I would tend to argue that it’s more likely that plants have “survival” mechanisms, whether tangible defenses or rapid procreation, simply due to natural selection. Basically, plants not well suited to surviving were eliminated over time, while plants with traits suited to position themselves for long-term survival did survive. This view implies that plants don’t have an actual innate desire to survive, per se, but have either survived or become extinct due to cause and effect regarding natural events. Human and animal survival instincts are a bit more complicated, but having no knowledge of the subject, I would just have to guess that survival instinct in sentient species is also a result of natural selection that evolved very early and was very prominent, due to.. well, it’s clear that an individual who really wants to survive is more likely to than an individual that doesn’t.
I don’t believe, as it follows, that individual plant life actively tries to defend its survival. Instead, plants survive simply because they are well suited for it. If a species of plant is not well suited to survive, it obviously has likely died long ago.
As somewhat of an agnostic/atheist myself, I don’t subscribe to any particular moral framework and am left with the difficult task of logically forming my own.. it seems that morality is a largely unnatural and human invention, that still interestingly enough, seems a sometimes useful invention. One moral platitude I do tend to believe in is that all conscious life should be treated with a certain respect and should be treated different in terms of responsibility than other life (I’m a vegan myself). I’m not sure that there’s anything inherent in life itself that should be held as sacred or precious in the sense that an individual instance of it should be preserved at all costs (although it is precious in that none of us would be here without life and in its complexity, which is fascinating), and I certainly don’t think we disrespect, hurt, or otherwise negatively harm an individual plant by eating it (I’m not sure that we really could). As for the fruit argument, fruits are the ripened ovaries of the plant, and by eating that we’re not holding them equal to any other life.. it is also somewhat like saying that it’s okay to eat the toes of animals or humans (or more to be more realistic, their milk or eggs) because they don’t die. (Keep in mind I’m not against consuming fruit or any other plant, just pointing out that there is really no way to eat almost anything with the moral framework that all life cannot by consumed.)

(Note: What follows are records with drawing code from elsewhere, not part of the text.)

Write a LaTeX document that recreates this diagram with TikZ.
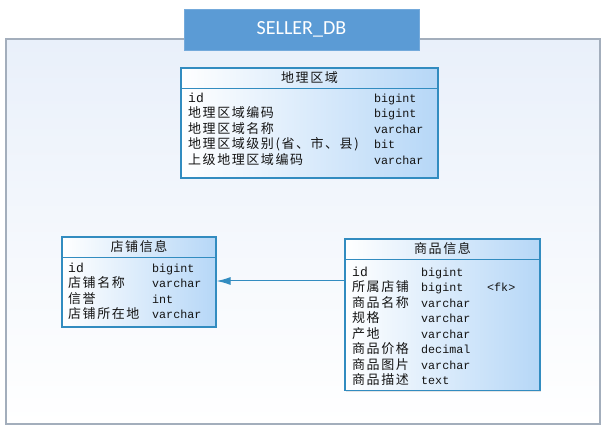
\documentclass[tikz,border=0pt]{standalone}
\usepackage{fontspec}
\usetikzlibrary{arrows.meta,shadows}
\newfontfamily\cjk{Noto Sans CJK SC}[LetterSpace=12]
\newfontfamily\monof{Liberation Mono}
\newfontfamily\titlef{Carlito}
\definecolor{dbFrame}{RGB}{163,174,188}
\definecolor{dbBack}{RGB}{233,240,250}
\definecolor{dbTitle}{RGB}{91,155,213}
\definecolor{tblBorder}{RGB}{50,140,192}
\definecolor{tblFill}{RGB}{182,215,247}
\definecolor{tblText}{RGB}{20,20,20}

\begin{document}
\begin{tikzpicture}[x=1pt, y=-1pt,
    tbl/.style={rectangle, draw=tblBorder, line width=1.2pt, left color=white, right color=tblFill, inner sep=0pt,
        drop shadow={shadow xshift=1.2pt, shadow yshift=-1.2pt, opacity=0.2, fill=gray}},
    tblhead/.style={inner sep=0pt, text=tblText, font=\cjk\fontsize{13}{15}\selectfont},
    rowname/.style={anchor=base west, inner sep=0pt, text=tblText, font=\cjk\fontsize{13}{15}\selectfont},
    rowtype/.style={anchor=base west, inner sep=0pt, text=tblText, font=\monof\fontsize{11.7}{14}\selectfont},
    sepline/.style={draw=tblBorder, line width=1.2pt},
    fkline/.style={draw=tblBorder, line width=1pt, -{Latex[length=14pt, width=8pt]}}]
\useasboundingbox (0,0) rectangle (606,433);

% database frame and title
\node[rectangle, draw=dbFrame, line width=1.5pt, top color=dbBack, bottom color=white, minimum width=594pt, minimum height=385pt] (frame) at (303,231.5) {};
\node[rectangle, draw=dbTitle!85!white, fill=dbTitle, minimum width=235pt, minimum height=41pt, text=white, font=\titlef\fontsize{20}{24}\selectfont,
    drop shadow={shadow xshift=1.2pt, shadow yshift=-1.2pt, opacity=0.2, fill=gray}] (title) at (301.5,29.5) {SELLER\_DB};

% 地理区域
\node[tbl, minimum width=257pt, minimum height=110pt] (region) at (309.5,123) {};
\node[tblhead] (regionhd) at ([yshift=-10.5pt]region.north) {地理区域};
\draw[sepline] ([yshift=-21pt]region.north west) -- ([yshift=-21pt]region.north east);
\foreach \n/\t [count=\i] in {{\monof id}/bigint, 地理区域编码/bigint, 地理区域名称/varchar, 地理区域级别(省、市、县)/bit, 上级地理区域编码/varchar} {
    \node[rowname] (rgn\i) at (188,{86.7+15.5*\i}) {\n};
    \node[rowtype] (rgt\i) at (374,{86.7+15.5*\i}) {\t};
}

% 店铺信息
\node[tbl, minimum width=154pt, minimum height=90pt] (shop) at (139,282) {};
\node[tblhead] (shophd) at ([yshift=-10.5pt]shop.north) {店铺信息};
\draw[sepline] ([yshift=-21pt]shop.north west) -- ([yshift=-21pt]shop.north east);
\foreach \n/\t [count=\i] in {{\monof id}/bigint, 店铺名称/varchar, 信誉/int, 店铺所在地/varchar} {
    \node[rowname] (spn\i) at (68,{256.7+15.5*\i}) {\n};
    \node[rowtype] (spt\i) at (152,{256.7+15.5*\i}) {\t};
}

% 商品信息
\node[tbl, minimum width=195pt, minimum height=151.5pt] (goods) at (442.5,314.75) {};
\node[tblhead] (goodshd) at ([yshift=-10.5pt]goods.north) {商品信息};
\draw[sepline] ([yshift=-21.5pt]goods.north west) -- ([yshift=-21.5pt]goods.north east);
\foreach \n/\t [count=\i] in {{\monof id}/bigint, 所属店铺/bigint, 商品名称/varchar, 规格/varchar, 产地/varchar, 商品价格/decimal, 商品图片/varchar, 商品描述/text} {
    \node[rowname] (gdn\i) at (352,{260.7+15.5*\i}) {\n};
    \node[rowtype] (gdt\i) at (421,{260.7+15.5*\i}) {\t};
}
\node[rowtype] (gdfk) at (487,{260.7+15.5*2}) {<fk>};

% foreign key
\coordinate (fkpt) at (0,281);
\draw[fkline] (goods.west |- fkpt) -- (shop.east |- fkpt);
\end{tikzpicture}
\end{document}
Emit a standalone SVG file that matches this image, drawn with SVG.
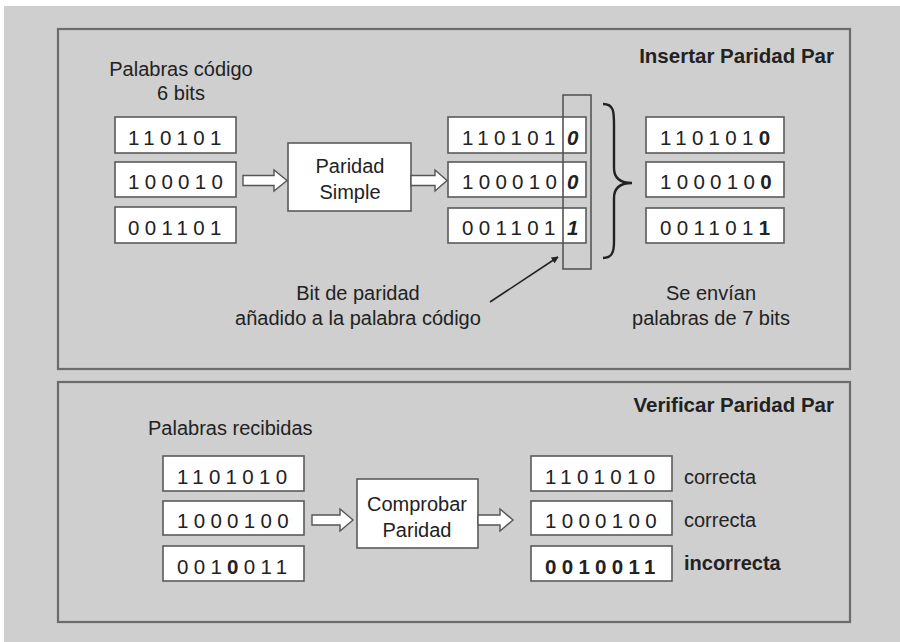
<svg xmlns="http://www.w3.org/2000/svg" width="900" height="642" viewBox="0 0 900 642">
<style>
text{font-family:"Liberation Sans",Arial,sans-serif;fill:#222}
.lbl{font-size:20px}
.ttl{font-size:20.5px;font-weight:bold;text-anchor:end}
.mid{text-anchor:middle}
.dig{font-size:20.5px;letter-spacing:5.3px}
.b{font-weight:bold}
.box{fill:#fff;stroke:#5a5a5a;stroke-width:1.6}
.panel{fill:none;stroke:#6c6c6c;stroke-width:2.2}
.harrow{fill:#fff;stroke:#555;stroke-width:1.4;stroke-linejoin:miter}
</style>
<defs>
<marker id="ah" viewBox="0 0 10 10" refX="9" refY="5" markerWidth="7" markerHeight="7" orient="auto" markerUnits="userSpaceOnUse">
<path d="M0,0 L10,5 L0,10 z" fill="#222"/>
</marker>
</defs>
<rect x="0" y="0" width="900" height="642" fill="#fff"/>
<rect x="4" y="6" width="896" height="636" fill="#cfcfcf"/>

<g id="panel-insertar">
<rect class="panel" x="58" y="29" width="792" height="340"/>
<text class="ttl" x="834" y="63">Insertar Paridad Par</text>
</g>
<g id="panel-verificar">
<rect class="panel" x="58" y="382" width="792" height="240"/>
<text class="ttl" x="834" y="412">Verificar Paridad Par</text>
</g>

<g id="label-palabras-codigo">
<text class="lbl mid" x="181" y="76">Palabras código</text>
<text class="lbl mid" x="181" y="100">6 bits</text>
</g>

<g id="in1"><rect class="box" x="115" y="117" width="121" height="36"/><text class="dig" x="128" y="145">110101</text></g>
<g id="in2"><rect class="box" x="115" y="162" width="121" height="35"/><text class="dig" x="128" y="189">100010</text></g>
<g id="in3"><rect class="box" x="115" y="207" width="121" height="36"/><text class="dig" x="128" y="235">001101</text></g>

<g id="paridad-simple"><rect class="box" x="288" y="143" width="123" height="68"/>
<text class="lbl mid" x="350" y="173">Paridad</text><text class="lbl mid" x="350" y="199">Simple</text></g>

<g id="mid1"><rect class="box" x="448" y="117" width="138" height="36"/><text class="dig" x="462" y="145">110101</text><text class="dig" x="567" y="145" font-style="italic" font-weight="600">0</text></g>
<g id="mid2"><rect class="box" x="448" y="162" width="138" height="35"/><text class="dig" x="462" y="189">100010</text><text class="dig" x="567" y="189" font-style="italic" font-weight="600">0</text></g>
<g id="mid3"><rect class="box" x="448" y="208" width="138" height="35"/><text class="dig" x="462" y="235">001101</text><text class="dig" x="567" y="235" font-style="italic" font-weight="600">1</text></g>

<g id="parity-column"><rect x="563" y="95" width="28" height="174" fill="none" stroke="#555" stroke-width="1.6"/></g>

<g id="out1"><rect class="box" x="646" y="117" width="138" height="36"/><text class="dig" x="660" y="145">110101<tspan class="b">0</tspan></text></g>
<g id="out2"><rect class="box" x="646" y="162" width="138" height="35"/><text class="dig" x="660" y="189">100010<tspan class="b">0</tspan></text></g>
<g id="out3"><rect class="box" x="646" y="208" width="138" height="35"/><text class="dig" x="660" y="235">001101<tspan class="b">1</tspan></text></g>

<g id="label-bit-paridad">
<text class="lbl mid" x="358" y="300">Bit de paridad</text>
<text class="lbl mid" x="358" y="325">añadido a la palabra código</text>
</g>
<g id="label-se-envian">
<text class="lbl mid" x="711" y="300">Se envían</text>
<text class="lbl mid" x="711" y="325">palabras de 7 bits</text>
</g>

<g id="label-recibidas"><text class="lbl" x="148" y="435">Palabras recibidas</text></g>

<g id="rx1"><rect class="box" x="163" y="456" width="141" height="35"/><text class="dig" x="177" y="484">1101010</text></g>
<g id="rx2"><rect class="box" x="163" y="501" width="141" height="34"/><text class="dig" x="177" y="528">1000100</text></g>
<g id="rx3"><rect class="box" x="163" y="546" width="141" height="35"/><text class="dig" x="177" y="574">001<tspan class="b">0</tspan>011</text></g>

<g id="comprobar"><rect class="box" x="357" y="479" width="121" height="69"/>
<text class="lbl mid" x="417" y="511">Comprobar</text><text class="lbl mid" x="417" y="537">Paridad</text></g>

<g id="res1"><rect class="box" x="531" y="456" width="141" height="35"/><text class="dig" x="545" y="484">1101010</text><text class="lbl" x="684" y="484">correcta</text></g>
<g id="res2"><rect class="box" x="531" y="501" width="141" height="34"/><text class="dig" x="545" y="528">1000100</text><text class="lbl" x="684" y="527">correcta</text></g>
<g id="res3"><rect class="box" x="531" y="546" width="141" height="35"/><text class="dig b" x="545" y="574">0010011</text><text class="lbl b" x="684" y="570">incorrecta</text></g>

<g id="connectors">
<polygon class="harrow" points="243,175.5 274,175.5 274,170 287,180.5 274,191 274,185.5 243,185.5"/>
<polygon class="harrow" points="411,175.5 435,175.5 435,170 447,180.5 435,191 435,185.5 411,185.5"/>
<polygon class="harrow" points="312,515 340,515 340,509 353,520 340,531 340,525 312,525"/>
<polygon class="harrow" points="478,515 500,515 500,509 513,520 500,531 500,525 478,525"/>
<path d="M603,104 C614,104 614,112 614,125 L614,168 C614,178 620,183 632,183 C620,183 614,188 614,198 L614,242 C614,252 612,258 603,258" fill="none" stroke="#222" stroke-width="2.4"/>
<line x1="490" y1="302" x2="558" y2="257" stroke="#222" stroke-width="1.6" marker-end="url(#ah)"/>
</g>
</svg>
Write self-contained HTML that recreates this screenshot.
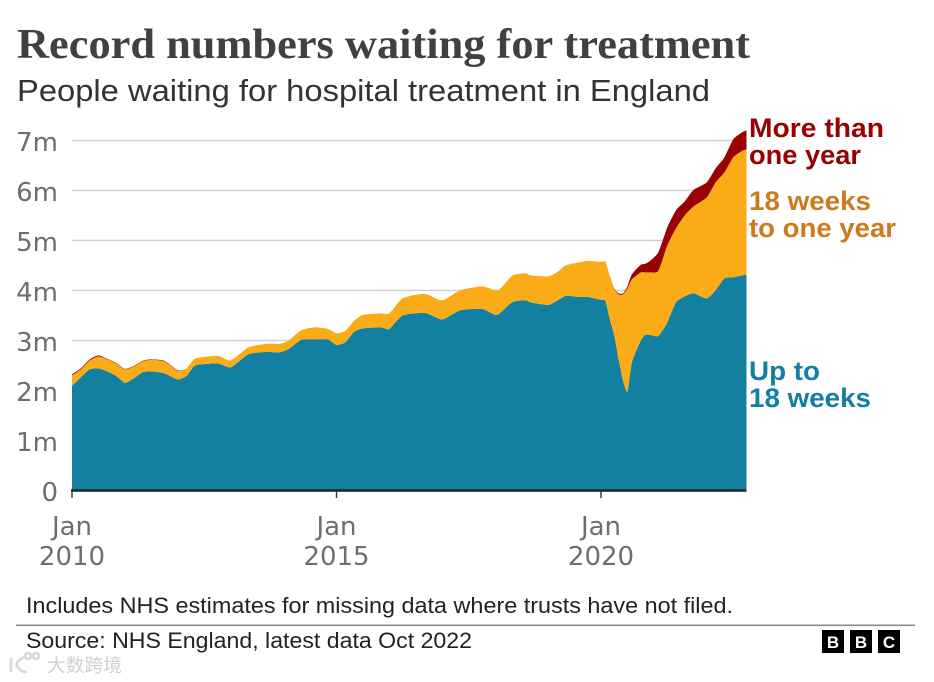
<!DOCTYPE html>
<html lang="en">
<head>
<meta charset="utf-8">
<title>Record numbers waiting for treatment</title>
<style>
  html, body { margin: 0; padding: 0; background: #fff; }
  body { width: 934px; height: 682px; overflow: hidden; }
  svg { display: block; }
  .sans { font-family: "Liberation Sans", "Noto Sans CJK SC", sans-serif; }
  .tick { font-family: "DejaVu Sans", sans-serif; font-size: 26px; fill: #6e6e6e; }
  .lab { font-family: "Liberation Sans", sans-serif; font-weight: 700; font-size: 27px; }
</style>
</head>
<body>
<svg id="chart" width="934" height="682" viewBox="0 0 934 682" xmlns="http://www.w3.org/2000/svg">
  <text x="17" y="58" textLength="733" lengthAdjust="spacingAndGlyphs" style="font-family:'Liberation Serif',serif;font-weight:700;font-size:42px;fill:#404040">Record numbers waiting for treatment</text>
  <text class="sans" x="17" y="101" textLength="693" lengthAdjust="spacingAndGlyphs" style="font-size:31px;fill:#333">People waiting for hospital treatment in England</text>

  <g id="grid"></g>
  <g id="areas"></g>
  <g id="axis"></g>

  <text class="lab" x="749" y="137" textLength="135" lengthAdjust="spacingAndGlyphs" fill="#990000">More than</text>
  <text class="lab" x="749" y="164" textLength="112" lengthAdjust="spacingAndGlyphs" fill="#990000">one year</text>
  <text class="lab" x="749" y="210" textLength="122" lengthAdjust="spacingAndGlyphs" fill="#cc7a1e">18 weeks</text>
  <text class="lab" x="749" y="237" textLength="147" lengthAdjust="spacingAndGlyphs" fill="#cc7a1e">to one year</text>
  <text class="lab" x="749" y="380" textLength="71" lengthAdjust="spacingAndGlyphs" fill="#1380a1">Up to</text>
  <text class="lab" x="749" y="407" textLength="122" lengthAdjust="spacingAndGlyphs" fill="#1380a1">18 weeks</text>

  <text class="sans" x="26" y="613" textLength="707" lengthAdjust="spacingAndGlyphs" style="font-size:22px;fill:#222">Includes NHS estimates for missing data where trusts have not filed.</text>
  <rect x="16" y="624.5" width="899" height="1.6" fill="#8a8a8a"/>
  <text class="sans" x="26" y="648" textLength="446" lengthAdjust="spacingAndGlyphs" style="font-size:22px;fill:#222">Source: NHS England, latest data Oct 2022</text>

  <g>
    <rect x="822" y="630" width="22" height="23" fill="#000"/>
    <rect x="850" y="630" width="22" height="23" fill="#000"/>
    <rect x="878" y="630" width="22" height="23" fill="#000"/>
    <text x="833" y="648" text-anchor="middle" style="font-family:'Liberation Sans',sans-serif;font-weight:700;font-size:17px;fill:#fff">B</text>
    <text x="861" y="648" text-anchor="middle" style="font-family:'Liberation Sans',sans-serif;font-weight:700;font-size:17px;fill:#fff">B</text>
    <text x="889" y="648" text-anchor="middle" style="font-family:'Liberation Sans',sans-serif;font-weight:700;font-size:17px;fill:#fff">C</text>
  </g>

  <g>
    <path d="M11 658 v14 M24 657 q-9 5 -7 9 q3 6 10 6 M25 656 a3 3 0 1 0 6 0 a3 3 0 1 0 -6 0 M33 656 a3 3 0 1 0 6 0 a3 3 0 1 0 -6 0" fill="none" stroke="#d8d8d8" stroke-width="2.6"/>
    <text x="47" y="672" textLength="75" lengthAdjust="spacingAndGlyphs" style="font-family:'Noto Sans CJK SC',sans-serif;font-size:18.5px;fill:#d0d0d0">大数跨境</text>
  </g>
</svg>

<script>
// Month offsets from Jan 2010 for each reading
const months = [0,2,4,6,8,10,12,14,16,18,21,24,26,28,33,36,40,44,47,49,52,55,58,60,62,64,66,70,72,75,80,84,88,93,96,97,100,103,104,108,110,112,115,117,120,121,122,123,124,125,126,127,129,130,131,133,135,137,139,141,144,146,148,150,152,153];
// Stacked series, millions of people
const upTo18Weeks = [2.09,2.26,2.42,2.44,2.38,2.29,2.15,2.24,2.36,2.38,2.34,2.22,2.29,2.50,2.54,2.46,2.72,2.77,2.76,2.82,3.01,3.02,3.02,2.91,2.96,3.17,3.24,3.26,3.23,3.50,3.55,3.42,3.60,3.63,3.51,3.54,3.77,3.80,3.76,3.71,3.79,3.89,3.87,3.87,3.81,3.79,3.42,3.10,2.62,2.20,1.97,2.56,2.99,3.11,3.11,3.09,3.35,3.76,3.88,3.94,3.84,4.00,4.24,4.26,4.30,4.31];
const weeks18ToOneYear = [0.21,0.16,0.18,0.24,0.24,0.25,0.27,0.24,0.22,0.23,0.24,0.17,0.15,0.14,0.15,0.14,0.14,0.16,0.17,0.17,0.19,0.24,0.21,0.23,0.23,0.22,0.27,0.28,0.31,0.34,0.38,0.38,0.40,0.45,0.49,0.48,0.53,0.54,0.54,0.57,0.57,0.61,0.69,0.72,0.76,0.78,0.87,0.93,1.30,1.72,2.07,1.66,1.37,1.25,1.25,1.30,1.54,1.48,1.62,1.74,2.02,2.16,2.12,2.40,2.49,2.51];
const overOneYear = [0.02,0.02,0.02,0.02,0.01,0.01,0.01,0.01,0.01,0.01,0.01,0.01,0,0,0,0,0,0,0,0,0,0,0,0,0,0,0,0,0,0,0,0,0,0,0,0,0,0,0,0,0,0,0,0,0,0,0,0.01,0.02,0.02,0.04,0.10,0.15,0.17,0.22,0.37,0.36,0.36,0.28,0.33,0.30,0.28,0.30,0.36,0.37,0.38];
// Axis ticks
const yTickValues = [0,1,2,3,4,5,6,7];
const yTickLabels = ['0','1m','2m','3m','4m','5m','6m','7m'];
const xTickMonths = [0,60,120];
const xTickLine1 = ['Jan','Jan','Jan'];
const xTickLine2 = ['2010','2015','2020'];

const NS = 'http://www.w3.org/2000/svg';
const xScale = m => 72 + m * (601 - 72) / 120;
const yScale = v => 490.4 - 50 * v;
const make = (tag, parent) => { const n = document.createElementNS(NS, tag); parent.appendChild(n); return n; };

const grid = document.getElementById('grid');
const axis = document.getElementById('axis');
const areas = document.getElementById('areas');
const right = xScale(months[months.length - 1]);

yTickValues.forEach((v, i) => {
  if (v > 0) {
    const line = make('line', grid);
    
    
    line.setAttribute('x1', 72);
    line.setAttribute('x2', right);
    line.setAttribute('y1', yScale(v));
    line.setAttribute('y2', yScale(v));
    line.setAttribute('stroke', '#cfcfcf');
    line.setAttribute('stroke-width', '1.4');
  }
  const t = make('text', axis);
  
  
  t.setAttribute('class', 'tick');
  t.setAttribute('x', 58);
  t.setAttribute('y', yScale(v) + 10.5);
  t.setAttribute('text-anchor', 'end');
  t.textContent = yTickLabels[i];
});

const layers = [
  { values: upTo18Weeks, color: '#1380a1', name: 'area-up-to-18-weeks' },
  { values: weeks18ToOneYear, color: '#faab18', name: 'area-18-weeks-to-one-year' },
  { values: overOneYear, color: '#990000', name: 'area-more-than-one-year' }
];

function stackedTop(upto, i) {
  let s = 0;
  for (let k = 0; k <= upto; k++) s += layers[k].values[i];
  return s;
}

// Gentle Catmull-Rom smoothing through a list of points, continuing an open path
function curveThrough(pts) {
  const t = 0.1;
  let d = '';
  for (let i = 0; i < pts.length - 1; i++) {
    const p0 = pts[Math.max(i - 1, 0)], p1 = pts[i], p2 = pts[i + 1], p3 = pts[Math.min(i + 2, pts.length - 1)];
    const c1x = p1[0] + (p2[0] - p0[0]) * t, c1y = p1[1] + (p2[1] - p0[1]) * t;
    const c2x = p2[0] - (p3[0] - p1[0]) * t, c2y = p2[1] - (p3[1] - p1[1]) * t;
    d += 'C' + c1x.toFixed(2) + ' ' + c1y.toFixed(2) + ' ' + c2x.toFixed(2) + ' ' + c2y.toFixed(2) + ' ' + p2[0].toFixed(2) + ' ' + p2[1].toFixed(2);
  }
  return d;
}

layers.forEach((layer, k) => {
  const topPts = months.map((m, i) => [xScale(m), yScale(stackedTop(k, i))]);
  const basePts = months.map((m, i) => [xScale(m), yScale(k === 0 ? 0 : stackedTop(k - 1, i))]).reverse();
  let d = 'M' + topPts[0][0].toFixed(2) + ' ' + topPts[0][1].toFixed(2) + curveThrough(topPts);
  d += 'L' + basePts[0][0].toFixed(2) + ' ' + basePts[0][1].toFixed(2) + curveThrough(basePts) + 'Z';
  const p = make('path', areas);
  
  
  p.setAttribute('d', d);
  p.setAttribute('fill', layer.color);
});

const base = make('rect', axis);


base.setAttribute('x', 71);
base.setAttribute('y', 489.2);
base.setAttribute('width', right - 71);
base.setAttribute('height', 2.6);
base.setAttribute('fill', '#1d2a30');

xTickMonths.forEach((m, i) => {
  const x = xScale(m);
  const tk = make('line', axis);
  
  
  tk.setAttribute('x1', x);
  tk.setAttribute('x2', x);
  tk.setAttribute('y1', 491);
  tk.setAttribute('y2', 498);
  tk.setAttribute('stroke', '#333');
  tk.setAttribute('stroke-width', '1.4');
  const a = make('text', axis);
  
  
  a.setAttribute('class', 'tick');
  a.setAttribute('x', x);
  a.setAttribute('y', 535);
  a.setAttribute('text-anchor', 'middle');
  a.textContent = xTickLine1[i];
  const b = make('text', axis);
  
  
  b.setAttribute('class', 'tick');
  b.setAttribute('x', x);
  b.setAttribute('y', 565);
  b.setAttribute('text-anchor', 'middle');
  b.textContent = xTickLine2[i];
});
</script>
</body>
</html>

Life – whether it be human, animal, plants, or bacteria – all have a symbiotic role to play in our continued survival, but we cannot regard us all as equal in terms of our responsibilites to each other.. we are very physically different after all, to treat us all as humans would seem to be a fallacy. For example, much of the bacteria in our bodies is essential to our survival, for digestion for example. In return it thrives inside the favorable conditions our bodies provides.
Plants help us humans and animals utilize the energy of the sun which only plants are suited to use in its raw form. In return we often help plants procreate. Many plants have evolved to be specifically appealing to animals (including humans) through natural selection, because we are one effective way to transport seeds. Also, through agriculture humans often greatly help popular food plants to flourish and entrench themselves in this great ecosystem of lives by manually planting them and ensuring the survival of a species. (A great example of this is modern corn, which isn’t even really suited to procreate without humans and really illustrates the symbiotic relationship between different forms of life.)
In other words, I see the world as a bit of a big ecosystem of different forms of life with different responsibilties and traits, comparable to something as small scale as a single human body. Cells die, nutrients are used, bacteria lives and fulfills its purpose and dies, etc, but the body as a whole is preserved. I believe much of the same type of events can be seen on a larger scale.
Sorry for a waaay longer post than I intended.